The refinery is set to be a driver of major change in reducing environmental pollution and improving the petrochemical industry.
APG in oil fields is often burnt off in a practice known as flaring in order to make way for oil production. Not only are tremendous quantities of gas wasted, but 1% of the global greenhouse gas is also emitted in the process. The bulk of Iran’s gas flaring occurs in the southern oil fields.
The mega project of Bid Bolan Refinery, which cost $3.5 billion, has a capacity to process 56 million cubic meters a day of associated petroleum gas, enough to produce 3.5 million tons of feedstock for use in petrochemical plants in Khuzestan province.

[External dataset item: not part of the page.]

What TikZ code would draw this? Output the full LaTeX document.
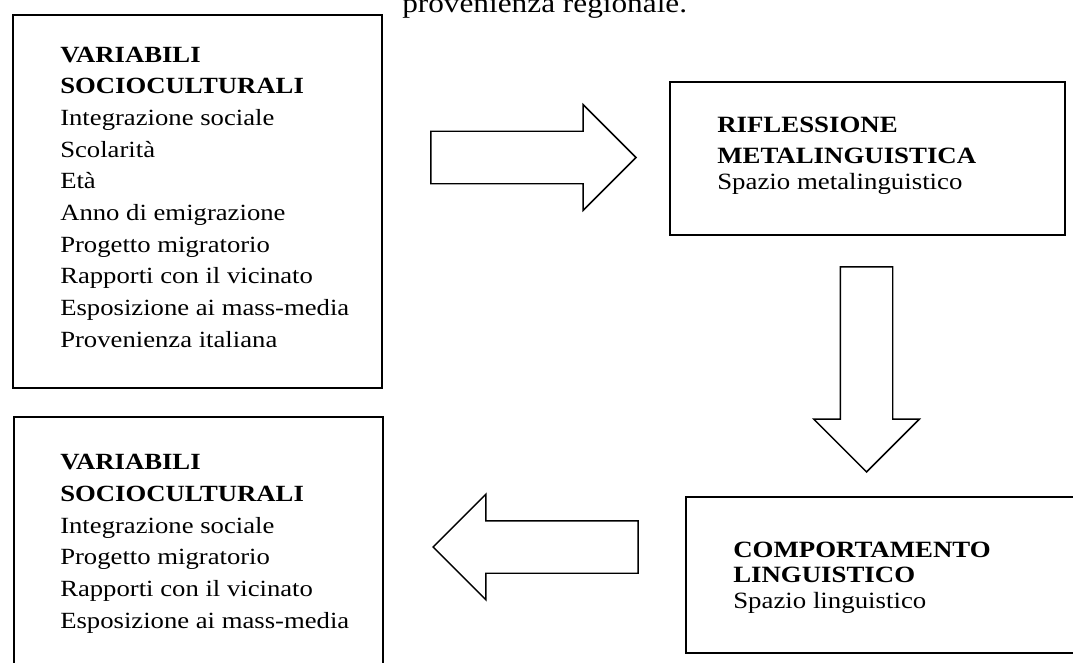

Regarding the collection of flare gas in the region, Amin-Nejad said earlier this year that the National Iranian Oil Company and Persian Gulf Petrochemical Industries Company were to begin gathering of associated gases in Khuzestan.

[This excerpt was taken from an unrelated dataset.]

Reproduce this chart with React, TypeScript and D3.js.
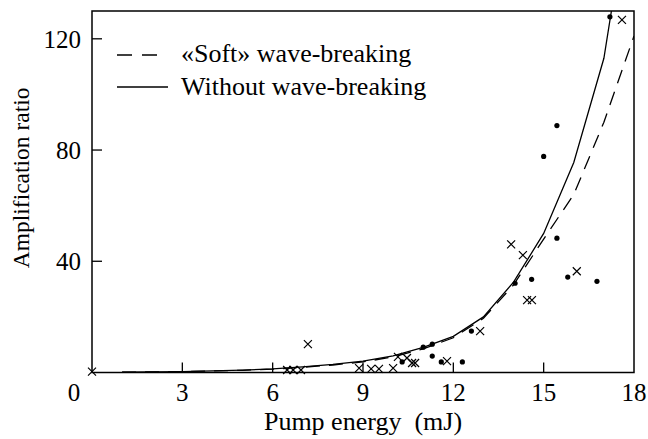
import React from 'react';
import * as d3 from 'd3';

// curve "Without wave-breaking"
const solidEnergy = [1, 2, 3, 4, 5, 6, 7, 8, 9, 10, 11, 12, 13, 14, 15, 16, 17, 17.25];
const solidRatio = [0.1, 0.2, 0.35, 0.55, 0.85, 1.3, 2, 2.9, 4.1, 6, 9, 13, 20, 32.5, 50, 75.5, 113, 130];

// curve "«Soft» wave-breaking"
const softEnergy = [1, 2, 3, 4, 5, 6, 7, 8, 9, 10, 11, 12, 13, 14, 15, 16, 17, 18];
const softRatio = [0.1, 0.2, 0.35, 0.55, 0.8, 1.2, 1.9, 2.7, 3.8, 5.6, 8.5, 12.5, 19.5, 31.5, 48, 64, 90, 121];

// measured points (dots)
const dotEnergy = [10.3, 11.0, 11.3, 11.3, 11.6, 12.3, 12.6, 14.05, 14.6, 15.44, 15.8, 16.77, 15.44, 15.0, 17.2];
const dotRatio = [3.8, 9.1, 10.2, 5.9, 3.8, 3.8, 14.9, 32.1, 33.5, 48.3, 34.3, 32.8, 88.8, 77.7, 127.9];

// measured points (crosses)
const crossEnergy = [0, 6.48, 6.68, 6.94, 7.17, 8.87, 9.27, 9.53, 10.0, 10.16, 10.46, 10.63, 10.73, 11.79, 12.89, 13.92, 14.31, 14.45, 14.61, 16.1, 17.6];
const crossRatio = [0.3, 0.9, 0.9, 0.9, 10.2, 1.6, 1.3, 1.3, 1.6, 5.6, 5.2, 3.4, 3.4, 4.1, 14.9, 46.1, 42.2, 26.0, 26.0, 36.4, 126.8];

const xTicks = [0, 3, 6, 9, 12, 15, 18];
const yTicks = [40, 80, 120];

const legendLabels = ['«Soft» wave-breaking', 'Without wave-breaking'];

const width = 648;
const height = 439;
const margin = { top: 11, right: 14, bottom: 66.5, left: 92 };
const font = 'Liberation Serif';

const App = () => {
  const x = d3.scaleLinear().domain([0, 18]).range([margin.left, width - margin.right]);
  const y = d3.scaleLinear().domain([0, 130]).range([height - margin.bottom, margin.top]);

  const line = d3.line<[number, number]>()
    .x(d => x(d[0]))
    .y(d => y(d[1]));

  const softPath = line(softEnergy.map((e, i) => [e, softRatio[i]]));
  const solidPath = line(solidEnergy.map((e, i) => [e, solidRatio[i]]));

  const s = 4;
  const crossPath = (e: number, r: number) => {
    const cx = x(e);
    const cy = y(r);
    return `M${cx - s},${cy - s}L${cx + s},${cy + s}M${cx - s},${cy + s}L${cx + s},${cy - s}`;
  };

  return (
    <svg
      width={width}
      height={height}
      style={{ position: 'absolute', left: 0, top: 0, background: '#fff' }}
    >
      <defs>
        <clipPath id="plot-clip">
          <rect x={x(0)} y={y(130)} width={x(18) - x(0)} height={y(0) - y(130)} />
        </clipPath>
      </defs>

      {/* frame */}
      <rect
        x={x(0)} y={y(130)}
        width={x(18) - x(0)} height={y(0) - y(130)}
        fill="none" stroke="#000" strokeWidth={1.5}
      />

      {/* inward ticks */}
      {xTicks.filter(d => d > 0 && d < 18).map(d => (
        <line key={'xt' + d} x1={x(d)} x2={x(d)} y1={y(0)} y2={y(0) - 10} stroke="#000" strokeWidth={1.3} />
      ))}
      {yTicks.map(d => (
        <line key={'yt' + d} x1={x(0)} x2={x(0) + 10} y1={y(d)} y2={y(d)} stroke="#000" strokeWidth={1.3} />
      ))}

      {/* tick labels */}
      {xTicks.map(d => (
        <text
          key={'xl' + d}
          x={d === 0 ? x(d) - 18 : x(d)}
          y={y(0) + 28}
          textAnchor="middle"
          fontFamily={font}
          fontSize={25}
        >
          {d}
        </text>
      ))}
      {yTicks.map(d => (
        <text
          key={'yl' + d}
          x={x(0) - 11}
          y={y(d)}
          dy="0.35em"
          textAnchor="end"
          fontFamily={font}
          fontSize={25}
        >
          {d}
        </text>
      ))}

      {/* axis titles */}
      <text
        x={x(9)} y={height - 9}
        textAnchor="middle" fontFamily={font} fontSize={26}
        style={{ whiteSpace: 'pre' }}
      >
        {'Pump energy  (mJ)'}
      </text>
      <text
        transform={`translate(29, ${y(70)}) rotate(-90)`}
        textAnchor="middle" fontFamily={font} fontSize={23.5}
      >
        Amplification ratio
      </text>

      {/* curves */}
      <path
        d={softPath} fill="none" stroke="#000" strokeWidth={1.3}
        strokeDasharray="14,9" clipPath="url(#plot-clip)"
      />
      <path
        d={solidPath} fill="none" stroke="#000" strokeWidth={1.3}
        clipPath="url(#plot-clip)"
      />

      {/* points */}
      {dotEnergy.map((e, i) => (
        <circle key={'d' + i} cx={x(e)} cy={y(dotRatio[i])} r={2.6} fill="#000" />
      ))}
      {crossEnergy.map((e, i) => (
        <path key={'c' + i} d={crossPath(e, crossRatio[i])} stroke="#000" strokeWidth={1.2} fill="none" />
      ))}

      {/* legend */}
      <line x1={117} x2={166} y1={55} y2={55} stroke="#000" strokeWidth={1.3} strokeDasharray="15,10" />
      <line x1={117} x2={168} y1={87} y2={87} stroke="#000" strokeWidth={1.3} />
      {legendLabels.map((d, i) => (
        <text key={d} x={181} y={62 + i * 33} fontFamily={font} fontSize={26}>
          {d}
        </text>
      ))}
    </svg>
  );
};

export default App;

NIOC has 30 projects to collect associated gas in the East Karoon region. Most of the projects are small-scale and will be completed within two years. They seek to prevent the burning of 22 million cubic meters of associated gases in Khuzestan and be used as feedstock for petrochemical facilities. The gas will be supplied to Bid Boland and Maroon petrochemical projects.
Flare stacks are the main contributors to the worsening air pollution in the southwestern oil-rich province of Khuzestan.
Collecting APG from oil and gas fields is a priority of the Oil Ministry to help safeguard the environment, prevent loss of national wealth and create jobs.
Flaring is the venting of natural gas that cannot be processed or sold. Collection of APG is an important safety measure at many oil and gas production sites, as it prevents industrial plant equipment from over-pressure and explosion.
Since 2008 Iran has prevented the flaring of over 12 billion cubic meters of APG. Despite the measures, Iran has the highest rate of energy waste in the form of APG in the Middle East and ranks third in the world in terms of gas flaring after Russia and Iraq.
According to the Majlis Research Center, approximately 17 bcm of gas is flared and wasted annually -- $6 billion net loss for the treasury.
Gas flaring is a global problem that is getting worse. The World Bank reported a 3% increase in gas flaring on a global scale in 2018. It said oil production sites around the world were burning approximately 140 bcm of natural gas annually.